El P. Santisteban, S. J., no es muy distinguido para jesuita, parece un escolapio, y además no huele demasiado bien, vamos que hiede a chotuno o sea a macho cabrío.
– Lo que le pasa es que vive como un verdadero santo y descuida el aseo personal, él está ajeno a los respetos humanos.
– Claro, lo más probable.
– ¡Y tan probable, mi buena amiga, y tan probable!, porque, decidme, ¿de qué vale aromatizaros la carne mortal y los ropajes perecederos con mirra y almizcle, si perdéis el alma?
– ¡Anda, pues es verdad!
– ¡Y tanto que es verdad! Atendamos al gran negocio de la salvación del alma y demos de lado a las pompas y vanidades de este bajo mundo.
– Señor mío Jesucristo, Dios y hombre verdadero…

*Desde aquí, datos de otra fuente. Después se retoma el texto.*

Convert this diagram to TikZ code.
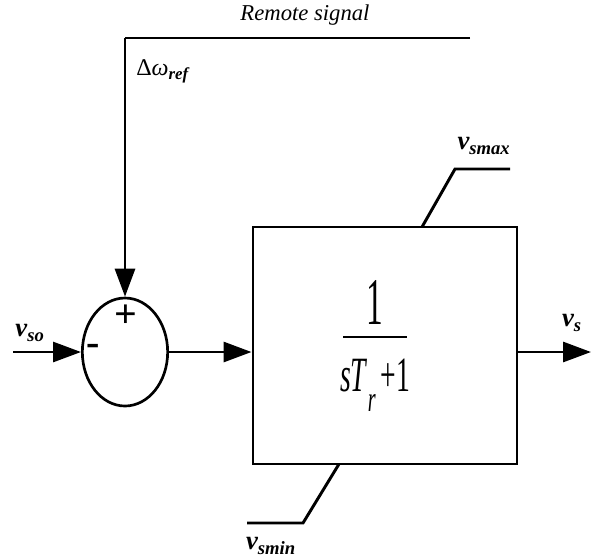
\documentclass[tikz,border=0pt]{standalone}
\usepackage{fontspec}
\setmainfont{Liberation Serif}
\usetikzlibrary{arrows.meta,shapes.geometric}
\begin{document}
\begin{tikzpicture}[x=0.75pt,y=-0.75pt,
  wire/.style={line width=2.2pt},
  sig/.style={wire,-{Triangle[length=21pt,width=15pt]}},
  lbl/.style={inner sep=0pt,font=\fontsize{20}{22}\selectfont\bfseries\itshape},
  sign/.style={inner sep=0pt,font=\fontsize{30}{32}\selectfont\bfseries}]
\useasboundingbox (0,0) rectangle (591,558);
% summing junction and block
\node[draw,ellipse,line width=2pt,minimum width=64pt,minimum height=81pt,inner sep=0pt] (sum) at (125,352) {};
\node[draw,wire,minimum width=198pt,minimum height=177.75pt,inner sep=0pt] (blk) at (385,345.5) {};
% transfer function
\node[inner sep=0pt] (num) at (375,302) {\scalebox{0.5}[1]{\fontsize{50}{54}\selectfont 1}};
\draw[line width=1.6pt] (343,337) -- (407,337);
\node[inner sep=0pt] (den) at (375,385) {\scalebox{0.56}[1]{\fontsize{37}{40}\selectfont\textit{s}\textit{T}\raisebox{-0.4em}{\fontsize{27}{30}\selectfont\textit{r}}\,+1}};
% remote signal path
\coordinate (rtop) at (470,38);
\coordinate (corner) at (125,38);
\draw[wire] (rtop) -- (corner);
\draw[sig] (corner) -- (sum.north);
% input and output
\coordinate (in) at (13,352);
\draw[sig] (in) -- (sum.west);
\draw[sig] (sum.east) -- (sum.east -| blk.west);
\coordinate (out) at (591,352);
\draw[sig] (out -| blk.east) -- (out);
% limits
\coordinate (mx0) at (422,227);
\coordinate (mx1) at (455,169);
\coordinate (mx2) at (510,169);
\draw[wire] (mx0) -- (mx1) -- (mx2);
\coordinate (mn0) at (339,464);
\coordinate (mn1) at (303,523);
\coordinate (mn2) at (247,523);
\draw[wire] (mn0) -- (mn1) -- (mn2);
% labels
\node[inner sep=0pt,font=\fontsize{17}{20}\selectfont\itshape] (rs) at (305,15) {Remote signal};
\node[inner sep=0pt,anchor=west] (dw) at (136,71) {\fontsize{18}{20}\selectfont Δ\textit{ω}\textsubscript{\bfseries\itshape ref}};
\node[lbl] (vso) at (30,333) {v\textsubscript{so}};
\node[lbl] (vs) at (572,323) {v\textsubscript{s}};
\node[lbl] (vmax) at (484,146) {v\textsubscript{smax}};
\node[lbl] (vmin) at (271,546) {v\textsubscript{smin}};
\node[sign] (plus) at (126,316) {+};
\node[sign] (minus) at (93,350) {-};
\end{tikzpicture}
\end{document}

En 1935 no hubo ningún accidente en L.A.P.E., Líneas Aéreas Postales Españolas, habiendo recorrido en seis años de servicio un equivalente a 126 veces la vuelta al mundo. Mamerto Paixón inventó una máquina de volar a la que puso Anduriña de nombre, parecía un murciélago con pedales y piñón fijo pero le puso Anduriña.
– Le llamo así porque es el pájaro que mejor vuela, da gusto verlo planear, ¿se da usted cuenta, señorita Jesusa, de que si Dios quiere muy pronto andaré yo por los aires como una anduriña? Lo mejor será que me tire del campanario de San Xoan de Barrán para coger pulo.
– ¡No lo hagas, Mamertiño, que igual te deterioras!
– No, señorita, ya verá usted como no.
El domingo de pascuiña del año 1935, después de misa mayor, Mamerto se asomó al campanario de San Xoan, se calzó las alas de su máquina voladora y, ¡zas!, se lanzó al vacío, pero en vez de salir volando cayó a plomo sobre el santo suelo. Había venido mucha gente a verlo, habían venido hasta de Carballiño, de Chantada y de Lalín, de todas partes, y cuando Mamerto hubo de escarallarse se armó un revuelo considerable, todo el mundo corriendo de un lado para otro.
– ¡Calma, calma! -predicaba don Romualdo, el cura-. Está recién confesado y comulgado y se va al cielo derecho, ponedle una piedra de almohada y dejadlo expirar en paz y en gracia de Dios. ¡Preparado como en este momento no volverá a estarlo nunca!
– ¡Hombre, no! ¡Es mejor llevarlo a Orense, a ver si lo pueden salvar en el hospital!
– Haced lo que gustéis, yo declino toda responsabilidad en tan irreflexivas decisiones.
Don Romualdo era muy mirado en el hablar pero los feligreses lo oían como quien oye llover. A Mamerto Paixón lo envolvieron en una manta y lo llevaron a Orense en el taxi de Reboredo, que vino enseguida; llegó casi agonizante, pero hubo suerte en la operación y a los pocos días empezó a mejorar.
– ¿Quedó algo de la Anduriña?
– Poco, ¿por qué?
– Por nada, porque estoy deseando ponerme bueno para probar otra vez, yo creo que fue un fallo de la transmisión.
– Bueno, déjate de parvadas que ya libraste de buena, no se puede andar tentando a Dios todos los días.
Doña María Auxiliadora Mourence, viuda de Porras, la madre de la moza que no quiso casarse con Adolfito porque iba para muerto, era una dama gorda, muy gorda, con juanetes y de andar renqueante que tenía isócronamente acompasados sus reflejos, características y exhalaciones varias, el orden es el orden, a saber: dos pasos, cinco latidos del corazón, pluma resbalona, pausa, golpe de tos, pedorrera en cascada, tic de hocico, pausa, flato medio abortado, lamento suspirador, solo de hipo, pausa, y así hasta el día siguiente, el mes que viene, el año próximo y Dios mediante. La famosa escofina Losada destruye por encanto y sin dolor callos, ojos de gallo y uñas gordas.